Meines Nächsten Nächster
Wie hältst du es eigentlich mit deinem Nächsten?
Die Frage stelle ich mir heute am Weltbevölkerungstag noch einmal ganz neu. Ich hab gelesen: Dieser Tag erinnert an ein Ereignis aus dem Jahr 1987: Damals – so die Berechnungen der UN – wurde der fünfmilliardste Mensch geboren. Heute, nicht mal 40 Jahre später, sind wir bei über 8,3 Milliarden.
8,3 Milliarden Menschen.
Als ich das gelesen habe, hab ich erst mal tief durchgeatmet. Was für eine unvorstellbare Zahl. Ich hab dann eine Website gefunden, auf der diese Zahl im Sekundentakt hochzählt – wie eine tickende Uhr. Und obwohl ich weiß, dass jeder dieser Zähler ein echter Mensch ist, fühlt sich das Ganze irgendwie abstrakt an.
Wer ist mein Nächster?
Ich merke, wie ich mich da schnell verliere.
In Zahlen. In Statistiken. In Weltlage und Klimakrise. Und ich frage mich: Wer ist denn überhaupt mein Nächster? Bin ich da überhaupt gemeint?
„Liebe deinen Nächsten wie dich selbst.“ Das habe ich oft gehört – und oft überhört. Denn ehrlich: Ich tue mich manchmal schon schwer, mich selbst gut zu behandeln. Geduldig zu sein mit mir. Nachsichtig. Wie soll ich das dann bei anderen schaffen?
Begegnung als Anfang
Aber vielleicht fängt Nächstenliebe genau da an: Nicht bei den ganz großen Weltproblemen, sondern bei der einen Begegnung. Dem einen Blick. Der einen Entscheidung, ob ich hin- oder wegsehe.
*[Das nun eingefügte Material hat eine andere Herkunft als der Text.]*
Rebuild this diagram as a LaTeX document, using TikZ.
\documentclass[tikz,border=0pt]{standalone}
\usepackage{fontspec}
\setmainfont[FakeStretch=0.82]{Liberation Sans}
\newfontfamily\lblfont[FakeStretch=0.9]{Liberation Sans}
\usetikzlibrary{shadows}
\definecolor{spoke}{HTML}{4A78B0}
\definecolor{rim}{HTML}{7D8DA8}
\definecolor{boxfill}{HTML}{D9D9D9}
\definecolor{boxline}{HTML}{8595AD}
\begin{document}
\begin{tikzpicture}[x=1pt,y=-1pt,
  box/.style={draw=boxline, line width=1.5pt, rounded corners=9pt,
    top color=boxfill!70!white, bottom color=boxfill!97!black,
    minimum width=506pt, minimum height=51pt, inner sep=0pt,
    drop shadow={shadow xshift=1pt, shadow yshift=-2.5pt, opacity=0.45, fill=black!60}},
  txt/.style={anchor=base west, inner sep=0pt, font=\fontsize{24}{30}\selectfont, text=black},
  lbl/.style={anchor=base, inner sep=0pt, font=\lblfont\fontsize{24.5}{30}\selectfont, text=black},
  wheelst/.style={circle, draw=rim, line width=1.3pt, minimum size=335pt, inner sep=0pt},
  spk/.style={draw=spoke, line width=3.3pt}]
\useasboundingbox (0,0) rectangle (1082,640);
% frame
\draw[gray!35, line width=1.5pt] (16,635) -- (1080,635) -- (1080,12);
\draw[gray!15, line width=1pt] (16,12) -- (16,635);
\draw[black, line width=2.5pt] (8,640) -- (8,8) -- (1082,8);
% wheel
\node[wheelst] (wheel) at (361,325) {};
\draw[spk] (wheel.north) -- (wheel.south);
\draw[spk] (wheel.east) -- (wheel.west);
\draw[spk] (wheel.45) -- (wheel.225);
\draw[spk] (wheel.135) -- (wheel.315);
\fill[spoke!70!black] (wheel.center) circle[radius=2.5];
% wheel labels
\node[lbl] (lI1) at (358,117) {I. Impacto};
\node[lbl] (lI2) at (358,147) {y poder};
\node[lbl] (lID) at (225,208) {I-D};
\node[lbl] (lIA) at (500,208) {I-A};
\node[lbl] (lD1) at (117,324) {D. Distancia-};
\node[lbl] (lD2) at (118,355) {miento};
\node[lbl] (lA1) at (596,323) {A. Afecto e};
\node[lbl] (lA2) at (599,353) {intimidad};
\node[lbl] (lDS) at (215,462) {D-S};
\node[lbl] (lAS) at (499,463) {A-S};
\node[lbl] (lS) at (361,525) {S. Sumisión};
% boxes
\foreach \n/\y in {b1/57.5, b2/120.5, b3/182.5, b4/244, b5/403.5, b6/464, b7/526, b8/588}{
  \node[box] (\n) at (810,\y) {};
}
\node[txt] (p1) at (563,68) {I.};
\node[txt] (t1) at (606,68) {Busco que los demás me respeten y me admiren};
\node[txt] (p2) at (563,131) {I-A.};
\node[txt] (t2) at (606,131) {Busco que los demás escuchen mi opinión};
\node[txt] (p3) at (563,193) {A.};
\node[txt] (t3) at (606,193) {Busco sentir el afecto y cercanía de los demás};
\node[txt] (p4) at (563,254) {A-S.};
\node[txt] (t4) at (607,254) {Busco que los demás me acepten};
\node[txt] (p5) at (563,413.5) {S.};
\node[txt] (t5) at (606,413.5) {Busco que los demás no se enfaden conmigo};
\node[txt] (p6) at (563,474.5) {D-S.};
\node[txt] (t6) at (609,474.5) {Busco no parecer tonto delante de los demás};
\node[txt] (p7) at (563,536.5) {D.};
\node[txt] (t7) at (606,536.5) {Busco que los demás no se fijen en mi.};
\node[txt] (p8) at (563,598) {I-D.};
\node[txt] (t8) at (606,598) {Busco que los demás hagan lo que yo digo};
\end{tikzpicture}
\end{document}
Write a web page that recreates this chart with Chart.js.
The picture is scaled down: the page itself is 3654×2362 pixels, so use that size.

Der Weltbevölkerungstag erinnert mich heute nicht nur an aktuell 8,3 Milliarden. Sondern an Einzelne, an echte Personen. An Menschen, die ich vielleicht nie persönlich treffen werde – und doch beeinflusse, durch mein Handeln, meinen Konsum, meine Haltung.
Ich frage mich: Kann ich ein Leben führen, das anderen Raum lässt? Kann ich teilen – nicht nur Besitz, sondern auch Aufmerksamkeit, Geduld, Zeit? Ich werde heute versuchen, achtsamer zu sein. Für den Menschen, der mir heute begegnet. Und vielleicht auch für mich selbst.
Nächstenliebe fordert
Das macht Nächstenliebe manchmal unbequem – weil sie fordert, dass ich meinen Blick weite und auch die Menschen einschließe, die anders sind als ich. Aber gerade darin zeigt sich für mich die Kraft und Schönheit dieser Liebe: Dass sie keine Grenzen kennt und keine Ausnahmen macht. Sie ist eine Einladung an mich, die Würde eines jeden Menschen zu erkennen und zu achten – weil wir alle, unabhängig von Herkunft, Status oder Meinung, mit der gleichen Würde geschaffen sind. Und genau darin liegt für mich der Kern des Weltbevölkerungstags: Dass ich meinen Blick öffne – nicht nur für den Nächsten, der mir vertraut ist, sondern auch für den Nächsten meines Nächsten, den ich vielleicht gar nicht kenne, aber der genauso meine Achtung und mein Mitgefühl verdient.
Denn Nächstenliebe beginnt nicht irgendwo in der Welt. Sie beginnt in meinem Kopf. In meinem Herzen. Und manchmal ganz schlicht: in der Begegnung mit dem Nächsten meines Nächsten. Angelehnt an den großen Religionsphilosophen Martin Buber würde ich sagen: Die ganze Welt kann sich verändern, wenn ich sogar meines Nächsten Nächsten wirklich sehe.